最初はそんなやり方、やってる人もいなかったし、難しいからできないでしょ、という人もいました。でもちゃんと道具も用意して、彫り方の形跡を調べたり、どういう順番で彫ってるんだろうとか、手順も踏んでやっていたら…できたんですよね。(笑)

道具作りは学生時代に学んだことが生きていると思います。基礎的な鍛冶の練習とかがあって、鉄のみなど道具の作り方を学んでましたので、矢穴を彫るにあたって鍛冶場を新たに作って矢穴堀に挑戦していったわけですね。

鍛冶場でつくられた道具

-現在は石工のお仕事をしながら、積極的にシンポジウムなどに参加されていますね。

そうですね。2013年から石の技術の伝承などを目的にいろんな地区でやっています。
また、実演などの研修は4年前から始めました。文化財であるお城とかの石垣を守っていく組織「文化財石垣保存技術協議会」で伝統的な技法が石垣を保存する中でも必要だということが認められて、そこでも保全・補修のための研修をしています。熊本城でも研修を行いました。石垣を修繕している石工さんとか全国から集まってもらって、道具作り、当時のやり方で石を割ったり、仮の石垣を積んだりしましたね。
あと、2020年2月に小豆島の福田でも専門家や全国から石工さんを招いて石割のワークショップをやりましたよ。

鍛冶場での道具作り(左)/大きな岩で矢穴を彫る様子(右)

-これからどのような活動をしていきたいですか?

大坂城の石垣用の石を切り出した大坂城石垣石丁場跡などのすばらしい遺構がすぐそばにあるので、それを教科書にして全国の石工さんたちと研修をしたりして技術の伝承と掘り下げをしていきたいです。今までわからなかったところをみんなで発見していきたいですね!
丁場も全国津々浦々に残っているのでそういうのを観察するとわかってくることもあるんです。

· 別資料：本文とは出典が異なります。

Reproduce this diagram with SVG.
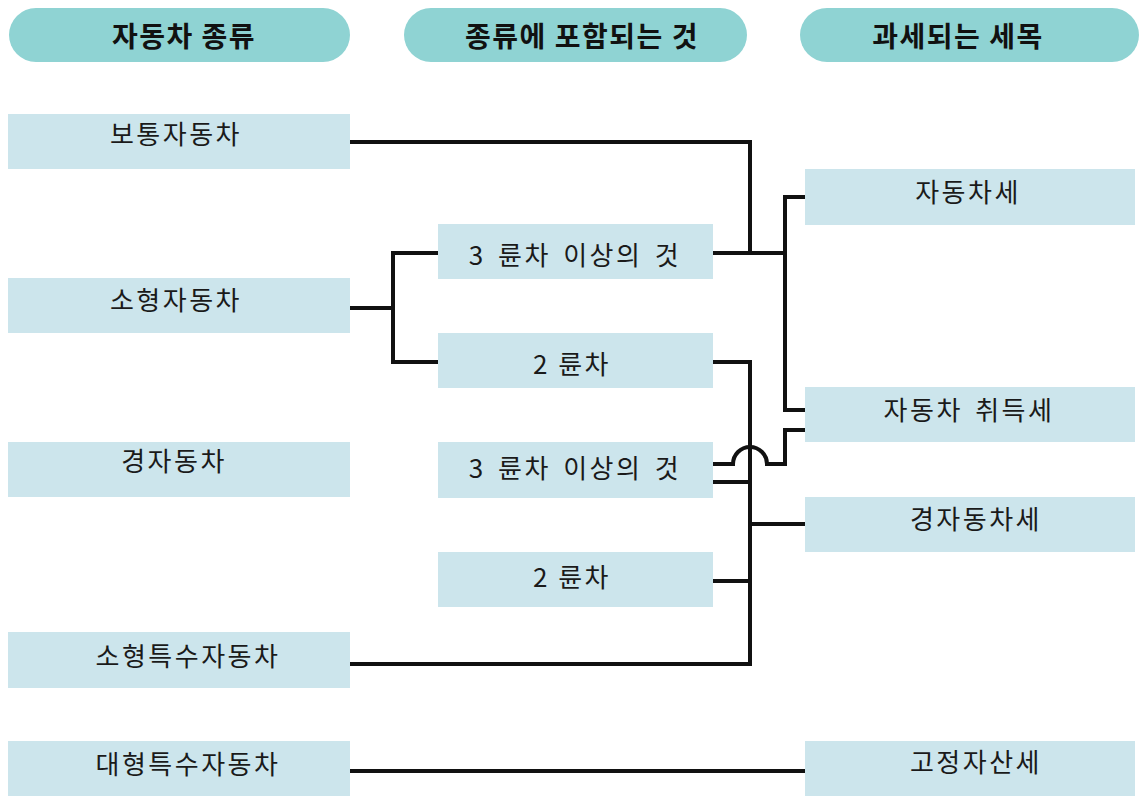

鍛冶場での道具作り(左)/国史跡の大坂城石垣石丁場跡の1つ「大坂城石垣石丁場跡 天狗岩丁場」

-情熱がありますね!藤田さんにとって石の魅力とは?

すごく純粋で清潔なところかな。普遍的な部分があるところが素敵だな。木とかと違ってなかなか朽ち果てないところとか。あと、石を割った瞬間、割れ目を見た時に、太古から誰も触れたことがない昔の地層を見れるのがいいですね!